Conversely, the LP can’t control every financial aspect of the deal. The members must find a middle ground, and they must clearly express it within the agreement.
Duty of Parties
The duty of parties section of a partnership contract relates closely to the management section, except it covers many different contingencies for unforeseen circumstances.
One example is the need for capital calls. Capital calls allow the GP to go back to the capital partner and request more capital be dispersed. Capital calls usually happen under unforeseen circumstances like drastic market shifts (recessions) or miscalculated expenses. In this instance, it would be the fiduciary duty of the LP party to release the funds.
Capital calls can also be on a pro rata basis, meaning if the original contribution split was 90/10, the capital call could be at that same split as well. By utilizing a pro rata basis, no dilution or change in ownership percentages occurs.

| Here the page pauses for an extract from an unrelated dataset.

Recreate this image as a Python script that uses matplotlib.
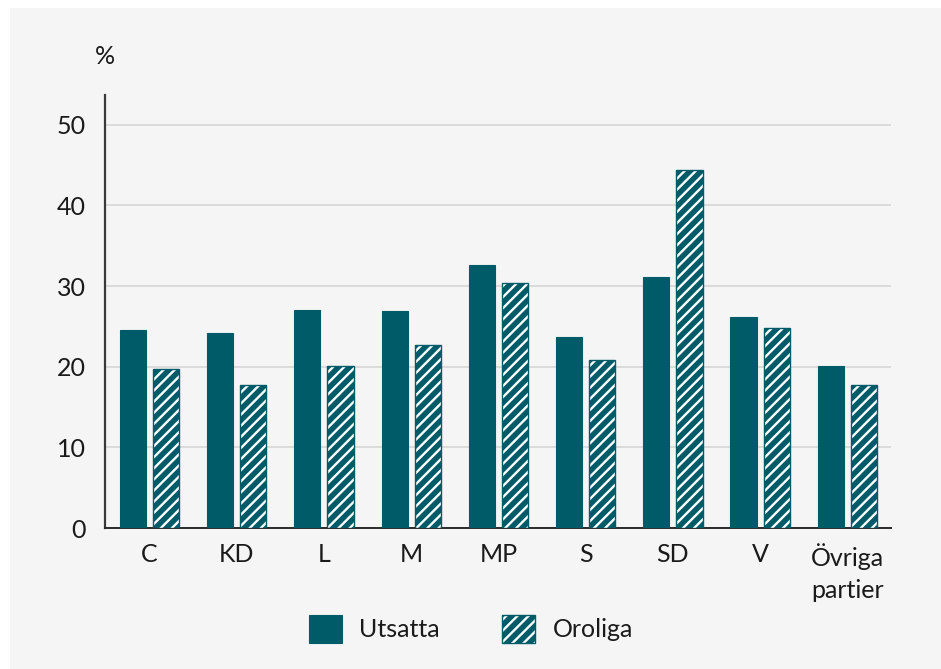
import matplotlib
matplotlib.use("Agg")
import matplotlib.pyplot as plt
from matplotlib.patches import Patch, Rectangle
from matplotlib.legend_handler import HandlerTuple
import numpy as np

categories = ["C", "KD", "L", "M", "MP", "S", "SD", "V", "Övriga\npartier"]
utsatta = [24.6, 24.2, 27.0, 26.9, 32.6, 23.7, 31.1, 26.2, 20.1]
oroliga = [19.7, 17.7, 20.1, 22.7, 30.4, 20.8, 44.4, 24.8, 17.7]
series_names = ["Utsatta", "Oroliga"]
yticks = [0, 10, 20, 30, 40, 50]

TEAL = "#005B68"
BG = "#F5F5F5"
TXT = "#1A1A1A"

plt.rcParams["font.family"] = ["Lato", "DejaVu Sans"]
plt.rcParams["hatch.linewidth"] = 1.7

fig = plt.figure(figsize=(9.41, 6.69), dpi=100)
fig.patch.set_facecolor("white")
fig.add_artist(Rectangle((10 / 941, 0), 1 - 10 / 941, 1 - 8 / 669,
                         transform=fig.transFigure, facecolor=BG,
                         edgecolor="none", zorder=-10))

ax = fig.add_axes([105 / 941, 1 - 528 / 669, (891 - 105) / 941, (528 - 95) / 669])
ax.set_facecolor(BG)
ax.patch.set_alpha(0)

x = np.arange(len(categories))
w = 0.30
off = 0.19
ax.bar(x - off, utsatta, w, color=TEAL, edgecolor=TEAL, linewidth=0.8, zorder=3)
ax.bar(x + off, oroliga, w, color=TEAL, edgecolor="white", hatch="///", linewidth=0, zorder=3)
ax.bar(x + off, oroliga, w, color="none", edgecolor=TEAL, linewidth=1.0, zorder=4)

ax.set_xlim(-0.51, 8.5)
ax.set_ylim(0, 53.7)
ax.set_yticks(yticks)
ax.set_yticklabels([str(t) for t in yticks])
ax.set_xticks(x)
ax.set_xticklabels(categories, linespacing=1.45)
ax.tick_params(axis="both", length=0, labelsize=18, colors=TXT)
ax.tick_params(axis="y", pad=14)
ax.tick_params(axis="x", pad=11)
for lab in ax.get_xticklabels():
    lab.set_verticalalignment("top")

ax.grid(axis="y", color="#D6D6D6", linewidth=1.2, zorder=0)
ax.set_axisbelow(True)
for s in ["top", "right"]:
    ax.spines[s].set_visible(False)
ax.spines["left"].set_color("#3A3A3A")
ax.spines["left"].set_linewidth(1.6)
ax.spines["bottom"].set_color("#2A2A2A")
ax.spines["bottom"].set_linewidth(1.4)

fig.text(105 / 941, 1 - 57 / 669, "%", ha="center", va="center", fontsize=18, color=TXT)

h1 = Patch(facecolor=TEAL, edgecolor=TEAL, linewidth=0.8)
h2a = Patch(facecolor=TEAL, edgecolor="white", hatch="///", linewidth=0)
h2b = Patch(facecolor="none", edgecolor=TEAL, linewidth=1.0)
fig.legend([h1, (h2a, h2b)], series_names, loc="center",
           bbox_to_anchor=(471 / 941, 1 - 629 / 669), ncol=2, frameon=False,
           fontsize=18, handlelength=1.3, handleheight=1.3, handletextpad=0.7,
           columnspacing=2.5, labelcolor=TXT,
           handler_map={tuple: HandlerTuple(ndivide=1, pad=0)})

fig.savefig("out.png", dpi=100, facecolor="white")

Although a capital call is unforeseen, the joint venturers must try to account for as many contingencies as possible when forming the contract.
Additionally, the parties involved must include penalties if the other is not fulfilling their duties. Penalties of this nature most commonly apply to the GP not performing or managing as expected. The incentive for the GP to earn more return on their investment through promote structure waterfalls sometimes isn’t enough. If either party isn’t performing, there must be clear buy/sell agreements in place.
In a perfect world, everything goes according to plan, and the venture ends when its initial goal is achieved: profit. But things go wrong sometimes. There have to be explicit terms on how and when a member can buy out the other or sell their investment if something happens.
Common reasons for a joint venturer taking advantage of the buy/sell agreement are if the other member dies, is underperforming or in breach of contract, or the investment clearly won’t deliver its expected returns.
Handling of Disputes
Sometimes, disputes within a JV agreement don’t necessarily mean it needs to be dissolved, but there should be clear avenues of resolution. Under certain circumstances, partners may agree to solve disputes through mediation or arbitration.
Even though commercial JV partners aren’t technically business partners, meaning they haven’t formed a business entity or partnership from a legal standpoint, they see a lot of each other’s proprietary information that wouldn’t be good if shared.
Both parties should sign a confidentiality agreement to avoid this.
A statement that the JV partners are not in direct business with one another should be in the contract, just so that one party doesn’t take liberties with being associated with the other. Meaning, one JV partner can’t act as a business representative of the other under any circumstances.
Often, GPs and LPs are not in the same state. Consider which state laws and regulations the JV agreement should follow. This issue is also important for tax considerations.
Sometimes throughout a JV partnership, the agreement must be changed or amended. They can make changes if both parties sign off on them.
Examples of a Joint Venture Agreement in Commercial Real Estate
In terms of commercial real estate, most joint ventures follow the same formula. A developer or a commercial real estate company is looking to move on from managing small projects and wants to graduate to properties worth hundreds of millions of dollars. Typically, joint ventures are formed for properties starting at around $5M and go up from there.
Since they have a good track record, they seek out a JV partner to dramatically increase their equity. JV agreements are seen in association with single-family housing developments, office buildings, and large-scale retail or event spaces. However, these are only a few examples and can exist in virtually any commercial real estate scenario.